Der dreieinige Gott ist der „Gott der Heerscharen“, der nicht nur die erhabene himmlische Engelwelt ins Dasein gerufen hat und fortwährend am Leben erhält, sondern auch die ganze sichtbare Schöpfung. Daher sind auch „Himmel und Erde erfüllt von Deiner Herrlichkeit“. Es gibt nämlich nichts im gesamten Universum, was nicht ein beredtes Zeugnis für die Herrlichkeit Gottes ablegen würde!
d) Bei den Juden war es üblich, während der sieben Tage des Laubhüttenfestes das sogenannte Hallel (Psalmen 112-117) im Tempel zu Jerusalem zu singen. Bei den Worten „Hosanna, gepriesen, der da kommt im Namen des Herrn“ (Ps 117,25-26) jubelte es mit Büscheln aus Palm- und Myrtenzweigen schon im voraus dem kommenden und heißersehnten Messias zu. Und bezeichnend ist, dass gerade beim Einzug Jesu in Jerusalem Jesus mit den gleichen Worten begrüßt wurde (Mt 21,9). Um so mehr sieht sich die Kirche veranlasst, Jesus diesen Jubelgesang darzubringen, da sie in Ihm den bereits gekommenen göttlichen Erlöser erkennt!


Das „Hosanna“ bedeutet nach dem hebräischen Text ursprünglich soviel wie „Schaffe Heil, Hilfe“. Im Mund des Volkes allerdings war dieses „Hosanna“ bereits ein Huldigungsruf, der einer Verehrung gleichkam. Der Zusatz „in der Höhe“ bestärkt diese Interpretation. Wenn also die Kirche in ihrer Liturgie Christus mit diesen Worten begrüßt, will sie Ihm ihre Verherrlichung zukommen lassen: „In der Messe deutet man Hosanna am besten folgendermaßen: Ihm, der zu uns kommt (in der heiligen Wandlung), werde („sit“) Hosanna, d.h. Verherrlichung im Himmel von den Engeln und Heiligen dargebracht, ein Wunsch, durch welchen der Priester oder die Sänger sich gleichsam innerlich an jenes im Himmel erschallende Lob anschließen.“ (Eisenhofer, L., Handbuch der katholischen Liturgik. Band II, Freiburg 1933, S. 162.)


Somit bilden die unmittelbar im Anschluss an das Sanctus gesprochenen Worte der Liturgie „Hosanna in der Höhe“ gewissermaßen den Übergang zum Benedictus: „Hochgelobt sei, der da kommt im Namen des Herrn! Hosanna in der Höhe!“ (Früher wurde dieses Benedictus erst nach der hl. Wandlung gebetet.) Die Gläubigen schauen auf den in der Wandlung auf dem Altar gegenwärtig werdenden Gottmenschen und huldigen Ihm mit den dem Psalm 117 entlehnten Worten. Dabei bekreuzigen sie sich mit dem Kreuzzeichen und drücken so ihren Glauben an den ans Kreuz gehefteten Erlöser aus.

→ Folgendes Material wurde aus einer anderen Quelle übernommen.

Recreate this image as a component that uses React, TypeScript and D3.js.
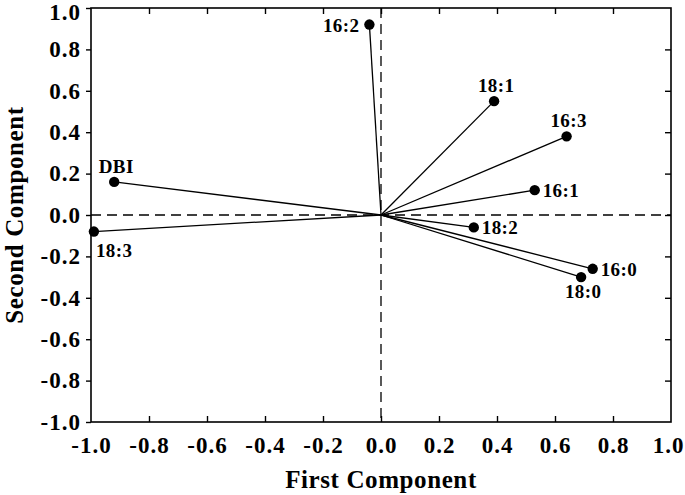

Während man sich beim Sanctus in der ehrfurchtgebietenden Gegenwart der Engel und angesichts der göttlichen Majestät befindet, verrichtet der Priester diesen Hymnus in geneigter Körperhaltung. Da man aber beim Benedictus seinen Blick auf den kommenden Erlöser richtet und Ihm zuzujubeln beginnt, verrichtet man dieses wieder in aufrechter Haltung.